If you are Sofia Coppola, and you are planning on doing an indie drama with the requisite long takes, pedestrian dialogue, and narrative inconclusiveness, then you also carry a few responsibilities. Since your implicit aim is to reveal the complex inner psychology of characters, it is usually not a good idea to repeat the same scene, with the same reaction on the part of the character you are trying to dissect. It is also a low shot to copy and paste moments and moods from your earlier work, which, while being similarly slow and pensive, at least had the advantage of originality. Finally, do not end on a deliriously ‘heartwarming’ ending when you have done next to nothing to make us sympathetic to the blank protagonist.
I understand what some of the critics are saying about Coppola’s new effort, Somewhere. Roger Ebert praised the director for her observations of the continuously constructed and managed world of Hollywood stardom. Liam Lacey notes the “retro” feel of the film, as if Coppola used her father’s Rumble Fish lenses. I know the film is different, that it is meant to be watched with patience, and that Sofia Coppola is a very talented and smart filmmaker.
What I do not understand is why Somewhere is full of takes so long that even the lowest common denominator has grasped the metaphor before the cut. Why do we need to see a pair of strippers dancing on collapsible poles not once but twice, with nothing but a change of uniform? And why does each scene go on for at least two minutes?
Granted, Coppola is still a good satirist. Johnny Marco (Stephen Dorff) is a bland celebrity shuttled from LA to Rome, from resplendent suites to press conferences, like a good-looking zombie. There are some clever moments: he exchanges barbs with co-star Michelle Monaghan in between smiling poses for a photographer. Not much holds these isolated moments together, and Coppola said much of the same in the superior Lost in Translation.

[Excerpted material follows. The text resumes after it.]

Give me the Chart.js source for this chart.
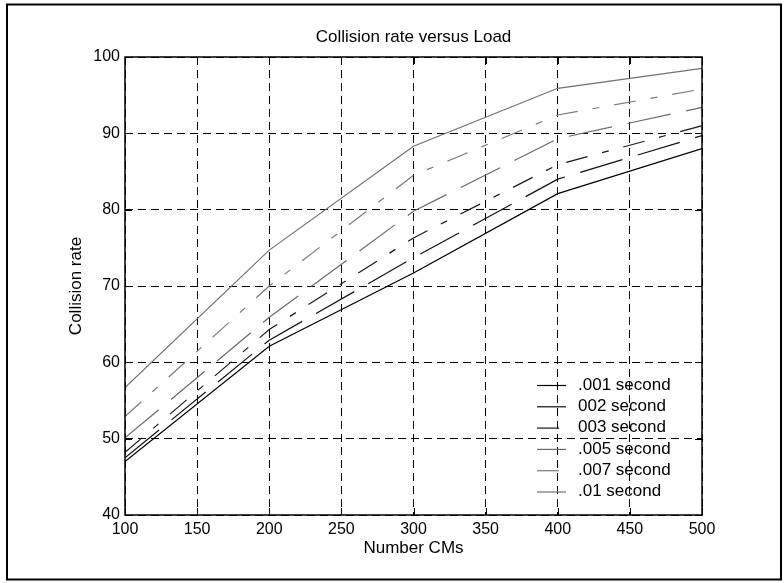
<!DOCTYPE html>
<html>
<head>
<meta charset="utf-8">
<script src="https://cdn.jsdelivr.net/npm/chart.js@4.4.0/dist/chart.umd.min.js"></script>
<style>
  html, body { margin: 0; padding: 0; background: #fff; }
  #wrap { width: 784px; height: 583px; }
</style>
</head>
<body>
<div id="wrap"><canvas id="chart" width="784" height="583"></canvas></div>
<script>
// Number of CMs on the x axis
const loads = [100, 200, 300, 400, 500];

// collision rate per timeout setting
const rate001 = [47.0, 62.1, 71.7, 82.1, 88.0];
const rate002 = [47.5, 62.9, 73.7, 84.0, 89.7];
const rate003 = [48.2, 64.3, 76.3, 85.9, 91.0];
const rate005 = [50.1, 65.9, 79.8, 89.3, 93.4];
const rate007 = [52.9, 70.0, 84.5, 92.4, 95.8];
const rate01  = [56.7, 74.7, 88.3, 95.9, 98.5];

const seriesNames = ['.001 second', '002 second', '003 second', '.005 second', '.007 second', '.01 second'];
const seriesValues = [rate001, rate002, rate003, rate005, rate007, rate01];

const xTicks = [100, 150, 200, 250, 300, 350, 400, 450, 500];
const yTicks = [40, 50, 60, 70, 80, 90, 100];

const colors = ['#000', '#111', '#1a1a1a', '#6a6a6a', '#7a7a7a', '#707070'];
const dashes = [[], [44, 16], [22, 15, 7, 15], [44, 16], [22, 15, 7, 15], []];

const FONT = "'Liberation Sans', Arial, Helvetica, sans-serif";

const boxPlugin = {
  id: 'matlabBox',
  afterDraw(chart) {
    const { ctx, chartArea: a, scales } = chart;
    ctx.save();
    ctx.setLineDash([]);
    ctx.strokeStyle = '#000';

    // inner tick marks on all four sides
    ctx.lineWidth = 1;
    const tl = 7;
    scales.x.ticks.forEach(t => {
      const px = Math.round(scales.x.getPixelForValue(t.value)) + 0.5;
      ctx.beginPath();
      ctx.moveTo(px, a.bottom); ctx.lineTo(px, a.bottom - tl);
      ctx.moveTo(px, a.top); ctx.lineTo(px, a.top + tl);
      ctx.stroke();
    });
    scales.y.ticks.forEach(t => {
      const py = Math.round(scales.y.getPixelForValue(t.value)) + 0.5;
      ctx.beginPath();
      ctx.moveTo(a.left, py); ctx.lineTo(a.left + tl, py);
      ctx.moveTo(a.right, py); ctx.lineTo(a.right - tl, py);
      ctx.stroke();
    });

    // axes box
    ctx.lineWidth = 1.5;
    ctx.strokeRect(a.left, a.top, a.right - a.left, a.bottom - a.top);

    // legend, no box, drawn over the grid
    const lx = 537, tx = 578;
    let ly = 385;
    ctx.font = '17px ' + FONT;
    ctx.textBaseline = 'middle';
    ctx.textAlign = 'left';
    chart.data.datasets.forEach(ds => {
      ctx.strokeStyle = ds.borderColor;
      ctx.lineWidth = 1.2;
      ctx.setLineDash(ds.borderDash || []);
      ctx.beginPath();
      ctx.moveTo(lx, ly + 0.5); ctx.lineTo(lx + 29, ly + 0.5);
      ctx.stroke();
      ctx.fillStyle = '#000';
      ctx.fillText(ds.label, tx, ly);
      ly += 21.3;
    });

    // outer figure frame
    ctx.setLineDash([]);
    ctx.strokeStyle = '#000';
    ctx.lineWidth = 2;
    ctx.strokeRect(7, 4.5, 774, 575);
    ctx.restore();
  }
};

const datasets = seriesNames.map((name, i) => ({
  label: name,
  data: loads.map((x, j) => ({ x: x, y: seriesValues[i][j] })),
  borderColor: colors[i],
  borderDash: dashes[i],
  borderWidth: 1.2,
  pointRadius: 0,
  fill: false,
  tension: 0
}));

new Chart(document.getElementById('chart'), {
  type: 'line',
  data: { datasets },
  options: {
    responsive: false,
    animation: false,
    layout: { padding: { left: 0, right: 82, top: 0, bottom: 0 } },
    plugins: {
      legend: { display: false },
      tooltip: { enabled: false },
      title: {
        display: true,
        text: 'Collision rate versus Load',
        fullSize: false,
        color: '#000',
        font: { family: FONT, size: 17, weight: 'normal', lineHeight: 1.2 },
        padding: { top: 27, bottom: 9.6 }
      }
    },
    scales: {
      x: {
        type: 'linear',
        min: 100, max: 500,
        afterBuildTicks: s => { s.ticks = xTicks.map(v => ({ value: v })); },
        afterFit: s => { s.height = 68; },
        ticks: { color: '#000', padding: 5, maxRotation: 0, font: { family: FONT, size: 16 } },
        grid: { color: '#000', lineWidth: 1, drawTicks: false },
        border: { display: false, dash: [8, 5] },
        title: {
          display: true, text: 'Number CMs', color: '#000',
          font: { family: FONT, size: 17, lineHeight: 1.2 },
          padding: { top: 0, bottom: 24 }
        }
      },
      y: {
        type: 'linear',
        min: 40, max: 100,
        afterBuildTicks: s => { s.ticks = yTicks.map(v => ({ value: v })); },
        afterFit: s => { s.width = 125; },
        ticks: { color: '#000', padding: 5, font: { family: FONT, size: 16 } },
        grid: { color: '#000', lineWidth: 1, drawTicks: false },
        border: { display: false, dash: [8, 5] },
        title: {
          display: true, text: 'Collision rate', color: '#000',
          font: { family: FONT, size: 17, lineHeight: 1.2 },
          padding: { top: 66, bottom: 0 }
        }
      }
    }
  },
  plugins: [boxPlugin]
});
</script>
</body>
</html>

Johnny and his daughter Cleo have the more or less the same relationship that Bob (Bill Murray) and Charlotte (Scarlet Johansson) had. A bored actor is encased in a hotel. He’s meets a younger woman who changes his nihilistic outlook. This woman likes him (in a platonic way) but is disappointed by his excesses. In fact, the morning when Cleo finds Johnny’s Italian lover at the breakfast table contains the same muted resentment as the scene when Charlotte discovers Bob has picked up a nightclub singer. Not to split hairs, but both the lover and the singer wear a white bathrobe.
It’s time, I think, for Coppola to leave the theme of fame and explore another world, one further away from her own childhood and the moments she glimpsed on her father’s sets.